Samples are worth the time. A sample reveals construction quality, finish tone, comfort, packaging method, and communication accuracy. It also shows how a supplier handles corrections. If the first sample is not perfect, that is not always a problem. The important question is whether the factory understands the issue and improves it in the second round. Keep detailed notes and photos so the approved sample becomes the standard for mass production.
Buyers should also review materials before confirming an order. For wood furniture, ask whether the product uses solid wood, veneer, plywood, MDF, or a mix. For upholstery, check fabric composition, rub count, color fastness, foam density, and fire requirements if needed. For metal, confirm thickness, welding quality, and coating process.
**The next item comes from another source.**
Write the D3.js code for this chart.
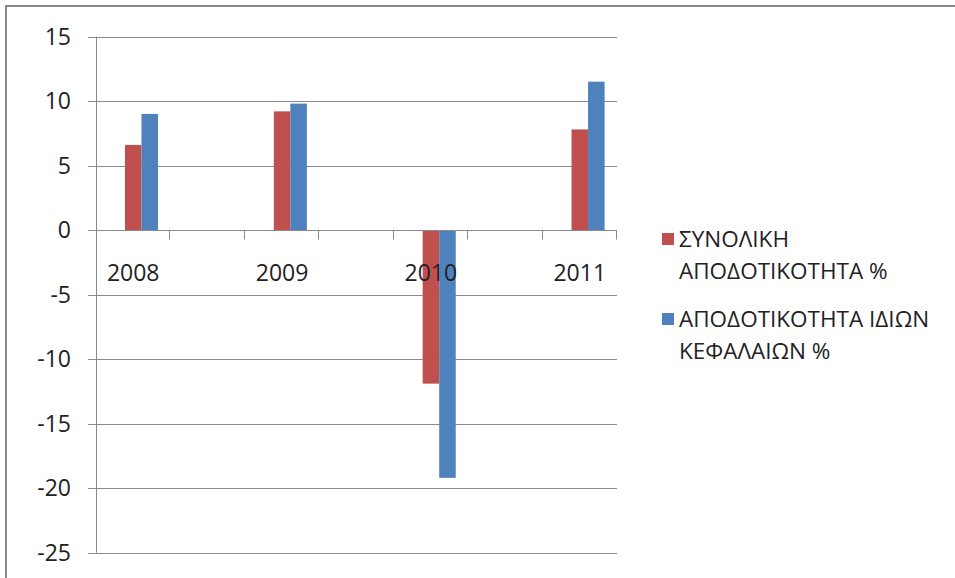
<!DOCTYPE html>
<html>
<head>
<meta charset="utf-8">
<script src="https://cdn.jsdelivr.net/npm/d3@7"></script>
<style>
  html, body { margin: 0; padding: 0; background: #fff; }
  svg { display: block; }
  text { font-family: "Open Sans", "Liberation Sans", sans-serif; fill: #222; }
</style>
</head>
<body>
<svg id="chart" width="955" height="578"></svg>
<script>
// ---- data ----
const categories = ["2008", "", "2009", "", "2010", "", "2011"];
const totalReturn = [6.6, null, 9.2, null, -11.9, null, 7.8];
const equityReturn = [9.0, null, 9.8, null, -19.2, null, 11.5];
const seriesNames = ["ΣΥΝΟΛΙΚΗ ΑΠΟΔΟΤΙΚΟΤΗΤΑ %", "ΑΠΟΔΟΤΙΚΟΤΗΤΑ ΙΔΙΩΝ ΚΕΦΑΛΑΙΩΝ %"];
const legendLines = [["ΣΥΝΟΛΙΚΗ", "ΑΠΟΔΟΤΙΚΟΤΗΤΑ %"], ["ΑΠΟΔΟΤΙΚΟΤΗΤΑ ΙΔΙΩΝ", "ΚΕΦΑΛΑΙΩΝ %"]];
const seriesColors = ["#C0504D", "#4F81BD"];
const yTicks = [15, 10, 5, 0, -5, -10, -15, -20, -25];

const series = [totalReturn, equityReturn];

const svg = d3.select("#chart");
const gridColor = "#8a8a8a";

// outer frame (left and top edges visible)
svg.append("line").attr("x1", 6).attr("x2", 6).attr("y1", 5).attr("y2", 578)
  .attr("stroke", "#888").attr("stroke-width", 2);
svg.append("line").attr("x1", 5).attr("x2", 955).attr("y1", 6).attr("y2", 6)
  .attr("stroke", "#888").attr("stroke-width", 2);

const plot = { left: 96, right: 617, top: 36.5, bottom: 552.7 };

const y = d3.scaleLinear().domain([-25, 15]).range([plot.bottom, plot.top]);
const x0 = d3.scaleBand().domain(d3.range(categories.length))
  .range([plot.left, plot.right]).padding(0);
// three slots per category: an empty leading slot, then the two series
const x1 = d3.scaleBand().domain([-1, 0, 1]).range([0, x0.bandwidth()])
  .paddingInner(0).paddingOuter(0.75);

// gridlines (extend left as ticks)
svg.append("g").selectAll("line").data(yTicks).join("line")
  .attr("x1", plot.left - 8).attr("x2", plot.right)
  .attr("y1", d => Math.round(y(d)) + 0.5).attr("y2", d => Math.round(y(d)) + 0.5)
  .attr("stroke", gridColor).attr("stroke-width", 1);

// y axis line
svg.append("line")
  .attr("x1", plot.left + 0.5).attr("x2", plot.left + 0.5)
  .attr("y1", y(15)).attr("y2", y(-25))
  .attr("stroke", gridColor).attr("stroke-width", 1);

// y tick labels
svg.append("g").selectAll("text").data(yTicks).join("text")
  .attr("x", 71).attr("y", d => y(d))
  .attr("dy", "0.36em")
  .attr("text-anchor", "end")
  .attr("font-size", 23)
  .text(d => d);

// bars
series.forEach((vals, si) => {
  svg.append("g").selectAll("rect")
    .data(vals.map((v, i) => ({ v, i })).filter(d => d.v !== null))
    .join("rect")
    .attr("x", d => x0(d.i) + x1(si))
    .attr("width", x1.bandwidth())
    .attr("y", d => Math.min(y(0), y(d.v)))
    .attr("height", d => Math.abs(y(d.v) - y(0)))
    .attr("fill", seriesColors[si]);
});

// category axis on zero line with ticks at band boundaries
const zeroY = Math.round(y(0)) + 0.5;
const catAxis = svg.append("g");
catAxis.append("line")
  .attr("x1", plot.left).attr("x2", plot.right)
  .attr("y1", zeroY).attr("y2", zeroY)
  .attr("stroke", gridColor).attr("stroke-width", 1);
const boundaries = d3.range(categories.length + 1).map(i =>
  i < categories.length ? x0(i) : x0(categories.length - 1) + x0.bandwidth());
catAxis.selectAll("line.tick").data(boundaries.slice(1)).join("line")
  .attr("class", "tick")
  .attr("x1", d => Math.round(d) - 0.5).attr("x2", d => Math.round(d) - 0.5)
  .attr("y1", zeroY).attr("y2", zeroY + 9)
  .attr("stroke", gridColor).attr("stroke-width", 1);

// category labels
catAxis.selectAll("text").data(categories.map((c, i) => ({ c, i })).filter(d => d.c !== ""))
  .join("text")
  .attr("x", d => x0(d.i) + x0.bandwidth() / 2)
  .attr("y", 281)
  .attr("text-anchor", "middle")
  .attr("font-size", 23)
  .text(d => d.c);

// legend
const legend = svg.append("g");
const legendTops = [239, 319];
legendLines.forEach((lines, si) => {
  const g = legend.append("g");
  g.append("rect")
    .attr("x", 662).attr("y", legendTops[si] - 6)
    .attr("width", 12).attr("height", 12)
    .attr("fill", seriesColors[si]);
  lines.forEach((ln, li) => {
    g.append("text")
      .attr("x", 679)
      .attr("y", legendTops[si] + 8 + li * 32)
      .attr("font-size", 22.5)
      .text(ln);
  });
});
</script>
</body>
</html>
Material names can sound simple in email, but small differences can change performance and price. Clear specification sheets protect both sides.
Factory communication is another major factor. Fast replies are helpful, but the quality of the reply matters more. Good suppliers ask questions, point out risks, and explain production steps. They do not simply say yes to every request. If a design has a weak leg connection or a finish that may vary across batches, it is better to know before production. Buyers should look for partners who are comfortable discussing engineering, not only sales.
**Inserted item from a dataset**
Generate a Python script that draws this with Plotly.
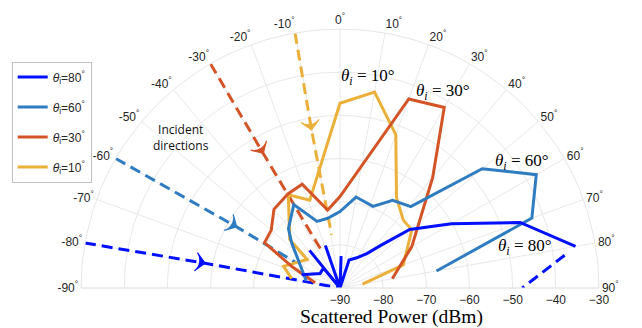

Quality control should be planned before the deposit is paid. Decide when inspection will happen, what will be checked, and how problems will be classified. For larger orders, inspections may occur during production and again before shipment. Check dimensions, structure, finish, upholstery, hardware, quantity, labeling, and packaging. If the goods are for a commercial project, room-by-room or area-by-area labels can make installation smoother.
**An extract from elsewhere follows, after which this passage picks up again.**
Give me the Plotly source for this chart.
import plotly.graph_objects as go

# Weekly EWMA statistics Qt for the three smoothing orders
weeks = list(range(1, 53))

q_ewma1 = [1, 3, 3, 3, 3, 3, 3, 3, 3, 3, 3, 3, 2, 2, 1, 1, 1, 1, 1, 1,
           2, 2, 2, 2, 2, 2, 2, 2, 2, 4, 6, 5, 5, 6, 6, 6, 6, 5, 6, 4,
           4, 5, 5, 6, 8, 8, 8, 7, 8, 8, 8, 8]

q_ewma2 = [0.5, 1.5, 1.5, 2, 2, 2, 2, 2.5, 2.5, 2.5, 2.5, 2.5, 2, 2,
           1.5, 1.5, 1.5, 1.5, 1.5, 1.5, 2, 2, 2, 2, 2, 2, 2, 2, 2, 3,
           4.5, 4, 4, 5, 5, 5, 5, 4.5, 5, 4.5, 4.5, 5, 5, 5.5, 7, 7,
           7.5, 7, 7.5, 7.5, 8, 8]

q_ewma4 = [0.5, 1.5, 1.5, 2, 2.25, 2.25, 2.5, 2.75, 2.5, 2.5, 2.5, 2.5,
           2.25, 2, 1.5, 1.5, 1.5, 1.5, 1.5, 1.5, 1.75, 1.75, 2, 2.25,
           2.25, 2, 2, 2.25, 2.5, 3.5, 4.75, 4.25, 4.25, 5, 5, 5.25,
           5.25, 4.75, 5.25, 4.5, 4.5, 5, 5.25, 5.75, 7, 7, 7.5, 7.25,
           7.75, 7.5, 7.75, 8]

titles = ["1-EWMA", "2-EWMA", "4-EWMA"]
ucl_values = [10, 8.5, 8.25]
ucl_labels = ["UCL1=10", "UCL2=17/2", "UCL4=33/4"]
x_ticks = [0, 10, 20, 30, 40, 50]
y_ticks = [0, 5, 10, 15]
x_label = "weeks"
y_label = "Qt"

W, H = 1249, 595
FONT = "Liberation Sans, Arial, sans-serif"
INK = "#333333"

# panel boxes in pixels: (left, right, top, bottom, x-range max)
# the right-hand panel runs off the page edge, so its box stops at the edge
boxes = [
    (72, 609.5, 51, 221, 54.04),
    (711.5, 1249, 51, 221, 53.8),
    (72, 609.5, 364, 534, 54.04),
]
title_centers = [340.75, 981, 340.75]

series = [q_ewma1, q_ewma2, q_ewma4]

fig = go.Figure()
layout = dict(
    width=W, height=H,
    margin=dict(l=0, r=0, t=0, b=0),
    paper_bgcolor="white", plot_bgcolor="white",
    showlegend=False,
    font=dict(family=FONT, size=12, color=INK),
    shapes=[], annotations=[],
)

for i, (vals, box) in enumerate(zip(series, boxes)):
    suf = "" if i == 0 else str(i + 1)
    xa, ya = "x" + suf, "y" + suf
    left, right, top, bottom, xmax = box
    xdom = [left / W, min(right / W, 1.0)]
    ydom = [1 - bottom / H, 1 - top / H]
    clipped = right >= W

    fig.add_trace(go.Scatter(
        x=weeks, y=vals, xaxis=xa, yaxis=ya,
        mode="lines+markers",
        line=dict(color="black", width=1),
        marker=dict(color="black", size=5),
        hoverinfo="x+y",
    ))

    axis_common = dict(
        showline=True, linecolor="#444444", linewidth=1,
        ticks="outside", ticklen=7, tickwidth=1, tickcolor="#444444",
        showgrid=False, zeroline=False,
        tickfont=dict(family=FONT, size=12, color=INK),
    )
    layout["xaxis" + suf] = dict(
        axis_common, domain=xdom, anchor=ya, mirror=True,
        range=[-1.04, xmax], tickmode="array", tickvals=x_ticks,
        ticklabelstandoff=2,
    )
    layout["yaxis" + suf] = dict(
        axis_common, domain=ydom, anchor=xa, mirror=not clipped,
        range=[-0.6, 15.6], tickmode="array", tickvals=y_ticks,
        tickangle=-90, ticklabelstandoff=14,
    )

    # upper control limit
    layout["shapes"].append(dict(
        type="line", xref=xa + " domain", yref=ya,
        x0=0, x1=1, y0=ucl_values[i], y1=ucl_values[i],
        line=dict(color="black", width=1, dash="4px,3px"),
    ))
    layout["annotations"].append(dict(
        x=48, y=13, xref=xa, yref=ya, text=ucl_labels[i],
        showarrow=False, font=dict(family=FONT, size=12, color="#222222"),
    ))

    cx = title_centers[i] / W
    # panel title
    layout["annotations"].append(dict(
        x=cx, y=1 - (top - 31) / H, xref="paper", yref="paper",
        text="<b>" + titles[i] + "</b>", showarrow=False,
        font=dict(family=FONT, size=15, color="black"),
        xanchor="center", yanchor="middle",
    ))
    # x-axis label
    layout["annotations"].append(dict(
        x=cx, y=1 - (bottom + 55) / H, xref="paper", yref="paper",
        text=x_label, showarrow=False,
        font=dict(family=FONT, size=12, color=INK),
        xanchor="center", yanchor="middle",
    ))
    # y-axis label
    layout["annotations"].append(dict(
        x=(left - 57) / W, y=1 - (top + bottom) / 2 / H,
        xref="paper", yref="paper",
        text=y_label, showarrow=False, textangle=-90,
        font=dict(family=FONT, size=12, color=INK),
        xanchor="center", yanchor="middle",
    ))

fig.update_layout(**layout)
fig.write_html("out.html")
Lead time is more than production days. It includes sample development, material purchasing, manufacturing, finishing, packing, customs documents, vessel booking, and final delivery. Seasonal peaks and holidays can add pressure, especially before major shipping windows. Build a calendar backward from the date the furniture must be in the warehouse or on site. Share that calendar with the supplier so everyone understands the critical dates.
Finally, think beyond the first order. A strong wholesale furniture supplier should help with repeat orders, replacement parts, small design adjustments, and future product development. The best sourcing relationships become easier over time because both sides understand the standards. China offers many furniture options, but successful buying depends on preparation, documentation, and steady communication more than on luck.
Documentation is the buyer safety net. Save drawings, invoices, material sheets, packing lists, inspection photos, and every approved change in one folder. When a question appears months later, organized records make it much easier to reorder, compare quality, or explain expectations to a new team member. Good sourcing is rarely dramatic; it is the result of many small records being kept carefully.
For first-time buyers, starting with a focused pilot order is often wiser than launching a very broad range at once. A smaller project tests communication, sampling, packaging, and shipping before more capital is committed.
Payment terms should be discussed with the same care as price. Deposits, balance payments, inspection timing, and document release all affect risk. Buyers should understand what must happen before final payment and should never leave quality expectations until the last week before shipping.
A simple supplier scorecard can help compare options without emotion. Rate sample quality, response clarity, packaging, price stability, and willingness to explain risks. The score does not replace judgment, but it makes the decision more transparent when several vendors look similar on paper.